* _What you are asked to do_:
Give all the lines below again, exactly, with no pictures.

◆ ◆ ◆

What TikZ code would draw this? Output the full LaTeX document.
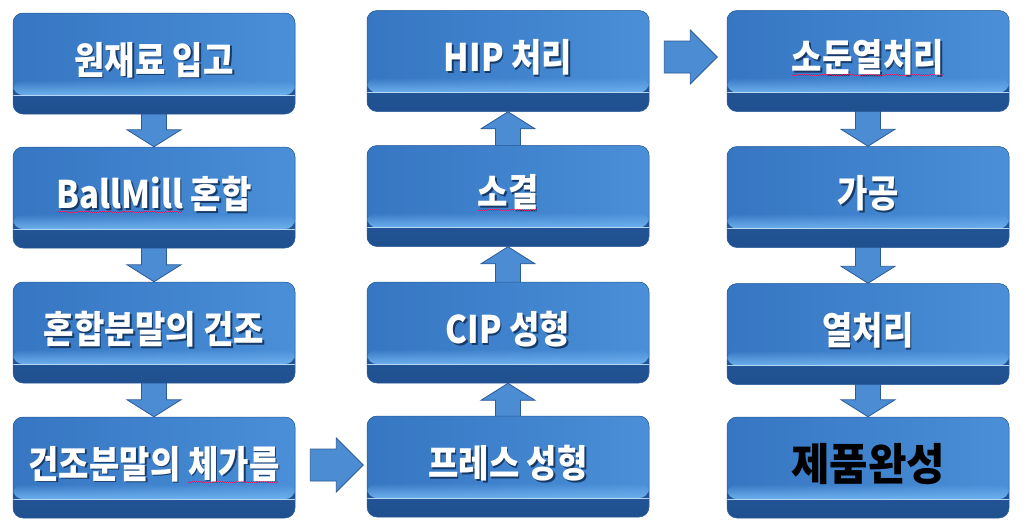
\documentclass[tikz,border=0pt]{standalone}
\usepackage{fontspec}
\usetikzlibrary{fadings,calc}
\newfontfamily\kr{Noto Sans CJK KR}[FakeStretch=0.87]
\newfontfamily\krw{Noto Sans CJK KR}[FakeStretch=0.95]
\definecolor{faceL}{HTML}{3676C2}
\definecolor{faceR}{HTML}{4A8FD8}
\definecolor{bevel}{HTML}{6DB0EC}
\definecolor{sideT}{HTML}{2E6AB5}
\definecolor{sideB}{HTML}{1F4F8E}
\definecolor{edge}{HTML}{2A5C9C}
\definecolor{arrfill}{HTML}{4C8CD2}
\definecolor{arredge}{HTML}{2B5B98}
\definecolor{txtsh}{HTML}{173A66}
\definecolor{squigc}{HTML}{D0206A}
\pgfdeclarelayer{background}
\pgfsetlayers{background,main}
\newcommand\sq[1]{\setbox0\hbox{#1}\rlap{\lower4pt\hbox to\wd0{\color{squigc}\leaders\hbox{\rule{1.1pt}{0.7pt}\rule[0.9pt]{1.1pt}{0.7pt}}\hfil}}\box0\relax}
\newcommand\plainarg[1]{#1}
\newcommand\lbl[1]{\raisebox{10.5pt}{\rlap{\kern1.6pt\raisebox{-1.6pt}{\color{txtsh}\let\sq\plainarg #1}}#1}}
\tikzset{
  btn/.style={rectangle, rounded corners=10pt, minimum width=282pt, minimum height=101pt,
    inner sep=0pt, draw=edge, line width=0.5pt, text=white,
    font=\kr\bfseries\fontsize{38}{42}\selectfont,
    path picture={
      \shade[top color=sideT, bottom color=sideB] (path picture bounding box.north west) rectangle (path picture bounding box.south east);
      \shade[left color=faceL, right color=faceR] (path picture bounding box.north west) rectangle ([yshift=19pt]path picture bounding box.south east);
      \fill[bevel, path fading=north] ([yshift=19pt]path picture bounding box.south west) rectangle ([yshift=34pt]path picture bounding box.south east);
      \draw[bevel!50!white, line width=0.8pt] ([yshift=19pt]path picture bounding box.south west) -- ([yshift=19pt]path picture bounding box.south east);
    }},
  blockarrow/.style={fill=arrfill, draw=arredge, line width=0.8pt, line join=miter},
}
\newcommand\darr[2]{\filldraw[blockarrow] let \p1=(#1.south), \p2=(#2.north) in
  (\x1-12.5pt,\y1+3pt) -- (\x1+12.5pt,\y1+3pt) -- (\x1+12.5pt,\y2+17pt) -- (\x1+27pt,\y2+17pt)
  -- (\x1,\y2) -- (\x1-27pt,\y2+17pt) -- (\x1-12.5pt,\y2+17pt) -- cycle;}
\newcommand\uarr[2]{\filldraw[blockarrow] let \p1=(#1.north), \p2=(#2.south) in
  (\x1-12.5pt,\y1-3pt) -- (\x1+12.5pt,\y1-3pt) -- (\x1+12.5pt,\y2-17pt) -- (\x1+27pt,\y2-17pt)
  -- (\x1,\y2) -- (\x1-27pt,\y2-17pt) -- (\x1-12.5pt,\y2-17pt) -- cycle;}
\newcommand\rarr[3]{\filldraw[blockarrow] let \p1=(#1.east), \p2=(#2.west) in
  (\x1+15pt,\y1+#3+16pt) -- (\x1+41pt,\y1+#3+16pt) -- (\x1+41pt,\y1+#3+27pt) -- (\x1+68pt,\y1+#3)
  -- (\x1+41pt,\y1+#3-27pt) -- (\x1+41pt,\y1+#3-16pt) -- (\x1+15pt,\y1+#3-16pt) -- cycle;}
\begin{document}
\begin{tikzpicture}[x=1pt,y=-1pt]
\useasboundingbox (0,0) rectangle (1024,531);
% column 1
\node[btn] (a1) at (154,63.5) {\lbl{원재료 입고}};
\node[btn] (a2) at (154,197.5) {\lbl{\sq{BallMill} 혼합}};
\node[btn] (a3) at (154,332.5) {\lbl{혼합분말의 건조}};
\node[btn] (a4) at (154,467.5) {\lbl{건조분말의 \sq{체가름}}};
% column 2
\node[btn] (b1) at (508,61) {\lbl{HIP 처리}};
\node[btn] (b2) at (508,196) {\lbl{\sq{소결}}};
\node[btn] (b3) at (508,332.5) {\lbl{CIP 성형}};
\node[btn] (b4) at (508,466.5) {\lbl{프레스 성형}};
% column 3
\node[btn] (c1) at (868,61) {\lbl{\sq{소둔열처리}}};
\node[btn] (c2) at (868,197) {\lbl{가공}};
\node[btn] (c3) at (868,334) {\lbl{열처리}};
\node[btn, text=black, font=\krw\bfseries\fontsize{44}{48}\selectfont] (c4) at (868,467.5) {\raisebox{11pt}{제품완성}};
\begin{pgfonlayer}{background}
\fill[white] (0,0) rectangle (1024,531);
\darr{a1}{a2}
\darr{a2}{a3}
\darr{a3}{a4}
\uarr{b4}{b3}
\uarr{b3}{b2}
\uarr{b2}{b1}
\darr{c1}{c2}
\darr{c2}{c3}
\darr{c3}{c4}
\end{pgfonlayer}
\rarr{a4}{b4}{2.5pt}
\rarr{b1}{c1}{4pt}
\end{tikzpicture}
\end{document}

◆ ◆ ◆

* _Finished answer_:
What TikZ code would draw this? Output the full LaTeX document.
\documentclass[tikz,border=0pt]{standalone}
\usepackage{fontspec}
\usetikzlibrary{fadings,calc}
\newfontfamily\kr{Noto Sans CJK KR}[FakeStretch=0.87]
\newfontfamily\krw{Noto Sans CJK KR}[FakeStretch=0.95]
\definecolor{faceL}{HTML}{3676C2}
\definecolor{faceR}{HTML}{4A8FD8}
\definecolor{bevel}{HTML}{6DB0EC}
\definecolor{sideT}{HTML}{2E6AB5}
\definecolor{sideB}{HTML}{1F4F8E}
\definecolor{edge}{HTML}{2A5C9C}
\definecolor{arrfill}{HTML}{4C8CD2}
\definecolor{arredge}{HTML}{2B5B98}
\definecolor{txtsh}{HTML}{173A66}
\definecolor{squigc}{HTML}{D0206A}
\pgfdeclarelayer{background}
\pgfsetlayers{background,main}
\newcommand\sq[1]{\setbox0\hbox{#1}\rlap{\lower4pt\hbox to\wd0{\color{squigc}\leaders\hbox{\rule{1.1pt}{0.7pt}\rule[0.9pt]{1.1pt}{0.7pt}}\hfil}}\box0\relax}
\newcommand\plainarg[1]{#1}
\newcommand\lbl[1]{\raisebox{10.5pt}{\rlap{\kern1.6pt\raisebox{-1.6pt}{\color{txtsh}\let\sq\plainarg #1}}#1}}
\tikzset{
  btn/.style={rectangle, rounded corners=10pt, minimum width=282pt, minimum height=101pt,
    inner sep=0pt, draw=edge, line width=0.5pt, text=white,
    font=\kr\bfseries\fontsize{38}{42}\selectfont,
    path picture={
      \shade[top color=sideT, bottom color=sideB] (path picture bounding box.north west) rectangle (path picture bounding box.south east);
      \shade[left color=faceL, right color=faceR] (path picture bounding box.north west) rectangle ([yshift=19pt]path picture bounding box.south east);
      \fill[bevel, path fading=north] ([yshift=19pt]path picture bounding box.south west) rectangle ([yshift=34pt]path picture bounding box.south east);
      \draw[bevel!50!white, line width=0.8pt] ([yshift=19pt]path picture bounding box.south west) -- ([yshift=19pt]path picture bounding box.south east);
    }},
  blockarrow/.style={fill=arrfill, draw=arredge, line width=0.8pt, line join=miter},
}
\newcommand\darr[2]{\filldraw[blockarrow] let \p1=(#1.south), \p2=(#2.north) in
  (\x1-12.5pt,\y1+3pt) -- (\x1+12.5pt,\y1+3pt) -- (\x1+12.5pt,\y2+17pt) -- (\x1+27pt,\y2+17pt)
  -- (\x1,\y2) -- (\x1-27pt,\y2+17pt) -- (\x1-12.5pt,\y2+17pt) -- cycle;}
\newcommand\uarr[2]{\filldraw[blockarrow] let \p1=(#1.north), \p2=(#2.south) in
  (\x1-12.5pt,\y1-3pt) -- (\x1+12.5pt,\y1-3pt) -- (\x1+12.5pt,\y2-17pt) -- (\x1+27pt,\y2-17pt)
  -- (\x1,\y2) -- (\x1-27pt,\y2-17pt) -- (\x1-12.5pt,\y2-17pt) -- cycle;}
\newcommand\rarr[3]{\filldraw[blockarrow] let \p1=(#1.east), \p2=(#2.west) in
  (\x1+15pt,\y1+#3+16pt) -- (\x1+41pt,\y1+#3+16pt) -- (\x1+41pt,\y1+#3+27pt) -- (\x1+68pt,\y1+#3)
  -- (\x1+41pt,\y1+#3-27pt) -- (\x1+41pt,\y1+#3-16pt) -- (\x1+15pt,\y1+#3-16pt) -- cycle;}
\begin{document}
\begin{tikzpicture}[x=1pt,y=-1pt]
\useasboundingbox (0,0) rectangle (1024,531);
% column 1
\node[btn] (a1) at (154,63.5) {\lbl{원재료 입고}};
\node[btn] (a2) at (154,197.5) {\lbl{\sq{BallMill} 혼합}};
\node[btn] (a3) at (154,332.5) {\lbl{혼합분말의 건조}};
\node[btn] (a4) at (154,467.5) {\lbl{건조분말의 \sq{체가름}}};
% column 2
\node[btn] (b1) at (508,61) {\lbl{HIP 처리}};
\node[btn] (b2) at (508,196) {\lbl{\sq{소결}}};
\node[btn] (b3) at (508,332.5) {\lbl{CIP 성형}};
\node[btn] (b4) at (508,466.5) {\lbl{프레스 성형}};
% column 3
\node[btn] (c1) at (868,61) {\lbl{\sq{소둔열처리}}};
\node[btn] (c2) at (868,197) {\lbl{가공}};
\node[btn] (c3) at (868,334) {\lbl{열처리}};
\node[btn, text=black, font=\krw\bfseries\fontsize{44}{48}\selectfont] (c4) at (868,467.5) {\raisebox{11pt}{제품완성}};
\begin{pgfonlayer}{background}
\fill[white] (0,0) rectangle (1024,531);
\darr{a1}{a2}
\darr{a2}{a3}
\darr{a3}{a4}
\uarr{b4}{b3}
\uarr{b3}{b2}
\uarr{b2}{b1}
\darr{c1}{c2}
\darr{c2}{c3}
\darr{c3}{c4}
\end{pgfonlayer}
\rarr{a4}{b4}{2.5pt}
\rarr{b1}{c1}{4pt}
\end{tikzpicture}
\end{document}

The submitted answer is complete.